Konstruksi Perkara Korupsi Bupati Indramayu Supendi
Wakil Ketua KPK Basaria Panjaitan menjelaskan Bupati Indramayu Supendi diduga sudah beberapa kali meminta uang kepada Carsa AS. Adapun Carsa merupakan kontraktor pelaksana proyek pada Dinas PUPR Kabupaten Indramayu.
"SP [Supendi] diduga mulai meminta uang kepada CAS sejak Mei 2019," ujar Basaria di Gedung KPK, Jakarta, Selasa malam lalu (15/10/2019).
Menurut Basaria, Kepala Dinas PUPR Kabupaten Indramayu Omarsyah dan Kepala Bidang Jalan di Dinas PUPR Kabupaten Indramayu Wempy Triyono dan Staf Bidang Jalan Dinas PUPR Indramayu Ferry Mulyono juga diduga menerima sejumlah uang dari Carsa.
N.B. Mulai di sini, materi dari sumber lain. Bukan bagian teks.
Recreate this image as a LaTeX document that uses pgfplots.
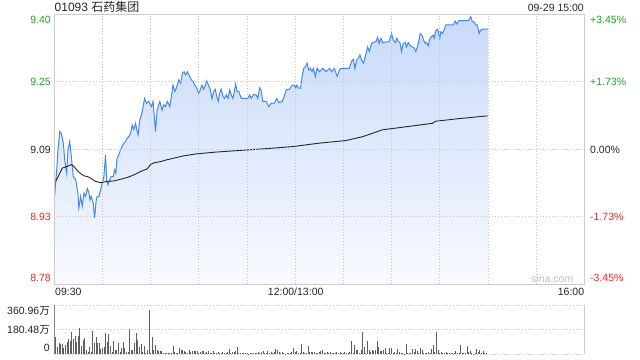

"Pemberian uang tersebut diduga terkait dengan pemberian proyek-proyek Dinas PUPR Kabupaten Indramayu kepada CAS [Carsa]. CAS tercatat mendapatkan tujuh proyek pekerjaan di Dinas PUPR Kabupaten Indramayu dengan nilai proyek, total kurang lebih Rp15 miliar yang berasal dari APBD Murni," kata Basaria.
Tujuh proyek itu dikerjakan oleh CV Agung Resik Pratama dan beberapa perusahaan lain. Proyek-proyek itu adalah pembangunan Jalan Rancajawad, Jalan Gadel, Jalan Rancasari, Jalan Pule, Jalan Lemah Ayu, Jalan Bondan-Kedungdongkal, dan Jalan Sukra Wetan-Cilandak.
Pemberian uang dari Carsa kepada Supendi dan pejabat Dinas PUPR Indramayu itu diduga adalah bagian dari commitment fee sebesar 5 sampai 7 persen dari nilai proyek.
"SP diduga menerima total Rp200 juta, [rinciannya] yaitu [pada] Mei 2019 sejumlah Rp100 juta yang digunakan untuk THR, [pada] 14 Oktober 2019 sejumlah Rp100 juta yang digunakan untuk pembayaran dalang acara wayang kulit, dan pembayaran gadai sawah," kata Basaria.
Sementara Omarsyah diduga menerima duit Rp350 juta dan sepeda merek NEO dengan harga sekitar Rp20 juta. Pemberian itu dilakukan pada Juli dan September 2019.
"WT [Wempy Triyono] diduga menerima Rp560 juta selama 5 kali pada Agustus dan Oktober 2019," tambah Basaria.